Every so often you read something that really gladdens your heart. Yesterday was one of those days when that happened. You see like, I suspect, the great majority, I see people as decent, honest and caring. Moreover, I think that those qualities should form the basis for the society we live in. Yet, I hear those in power preaching almost the opposite or, at least, acting as if that’s what they believe. In their view enough people are selfish, feckless, lazy or demonstrate sufficient other such negative qualities that they need to be the subject of punitive measures. However, what if most people aren’t selfish and greedy but actually unselfish, caring and honest? Where would that leave a political class that seems to believe the opposite? Well, probably with all its beliefs intact, unfortunately; which tells you more about them than anything else. So, you have to keep reminding yourself that less than 1 in 4 people actually voted for them. To put it another way, 76% didn’t.
So why the glad heart? Well, because some recently reported research reveals two important findings. Of a thousand people surveyed, 74% of them identified more strongly with unselfish values than selfish one. That would appear to support the contention that they are more interested in helpfulness, honesty and justice than in money, status and power.
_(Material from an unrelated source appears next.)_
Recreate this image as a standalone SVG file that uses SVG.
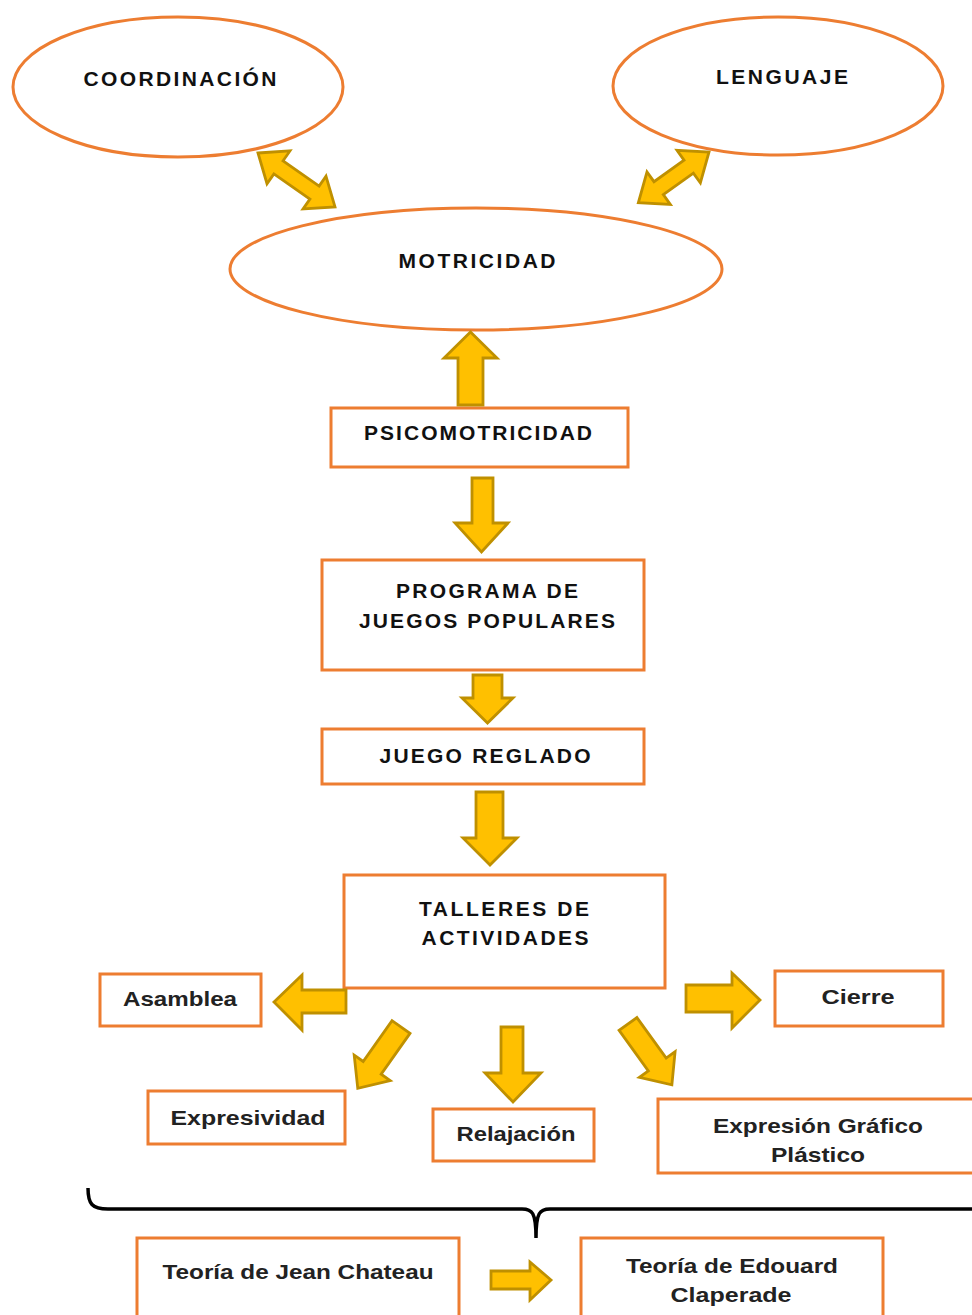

Furthermore that a similar proportion, 78%, believed others to be more selfish than they really are. In other words that we misjudge others to a negative degree. You may have noted the, possibly purely coincidental, similarity between the numbers who didn’t vote for the present government and those of us who hold such positive views of our fellow human beings.
In addition, a review in a recent psychology magazine makes the point that human behaviour towards unrelated members of our species is “spectacularly unusual” in the animal kingdom; that we are, in fact, ultra social. This “humanity” of humans will come as no surprise to most of us. It also appears that these positive traits emerge sufficiently early in our lives as to, likely, be innate. One last thing, the journal also revealed that three to five year olds were less likely to help a second time if they were rewarded for doing so the first time. In other words, extrinsic rewards appear to undermine the desire to help.
So, how do I explain the fact that those in power appear to almost all be in the other 22/26%? Well, almost by definition, many people who strive for and achieve dominance are likely to be more interested in power, status, fame and money than those who don’t. Yet they represent a tiny minority. Unfortunately, those they mix with in the upper reaches of the stratosphere are likely to have similar views to themselves and will, thus, only reinforce their own. What you have to keep remembering is that they’re not representative of the rest of us; but, then, you knew that anyway.
One last thought, how many people do you know personally who are greedy, selfish and uncaring? I thought not. Neither do I.